On Sat, 12 Oct 2019, Marcin Błażejowski wrote:
some time ago I found an interesting disscusion on code optimisiation
in
gcc with '-avx2 ' flag in case of copying blocks of matrixes. So, I
wrote a simple script and I got the following results [...]
I'm attaching a modified verson of your script which may clarify
things. The relative execution times of your variants are mostly a
function of how much excess indexation arithmetic you're doing. Do as
little arithmetic as possible in the inner loop in particular. Your
first variant does 160000 additions/subtractions where 2 will do just
fine.
That said, copying element-by-element by row -- as in all your
variants -- is very inefficient for two reasons.
First, gretl matrices are in column-major order: column elements are
adjacent in memory, row elements are separated by the number of rows
in the matrix. So go by columns whenever possible.

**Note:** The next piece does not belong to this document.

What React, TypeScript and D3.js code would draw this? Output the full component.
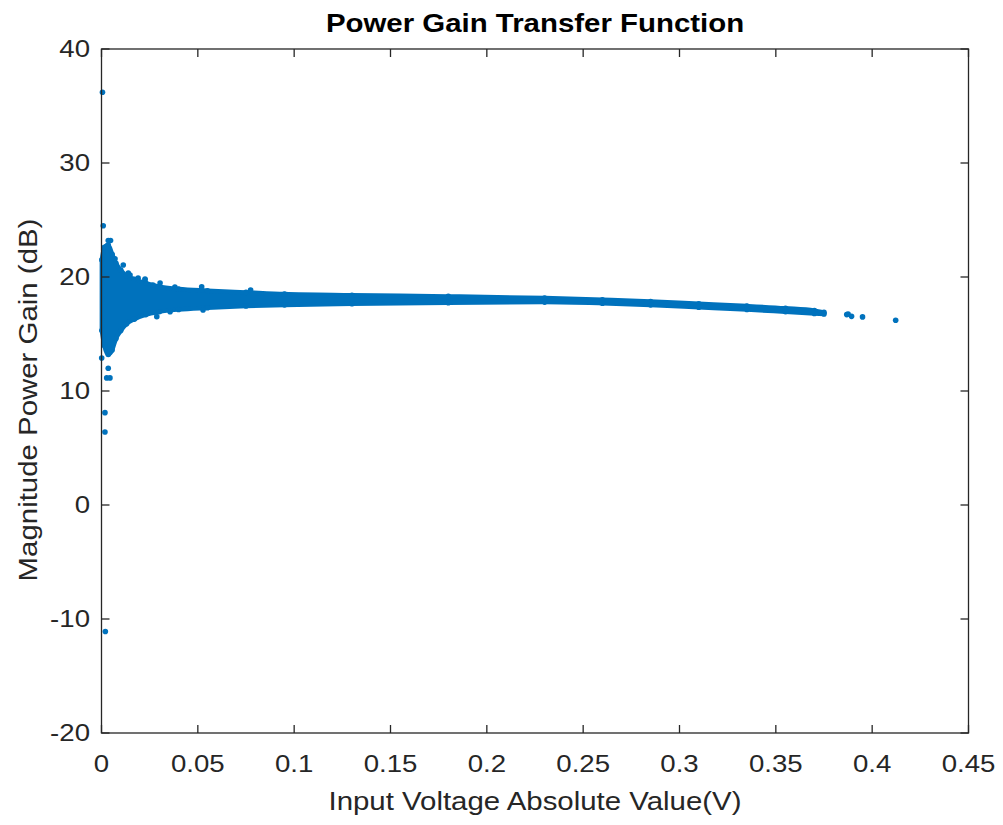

Second, one should uses ranges rather than single-element indices
whenever possible. If the data in the given range are contiguous in
memory, libgretl will use the C library's memcpy() to copy a chunk of
data in one call.
Here are my timings for the 6 variants in my version of your script
(on i7, Arch Linux):
loop 1: 5.3523 (add/sub = 160000)
loop 2: 4.6882 (add/sub = 80000)
loop 3: 4.9248 (add/sub = 80000)
loop 4: 4.5084 (add/sub = 40001)
loop 5: 3.3973 (add/sub = 2)
loop 6: 0.0109 (add/sub = 2; column chunks)
Note the huge speed-up when copying columns as chunks.
Allin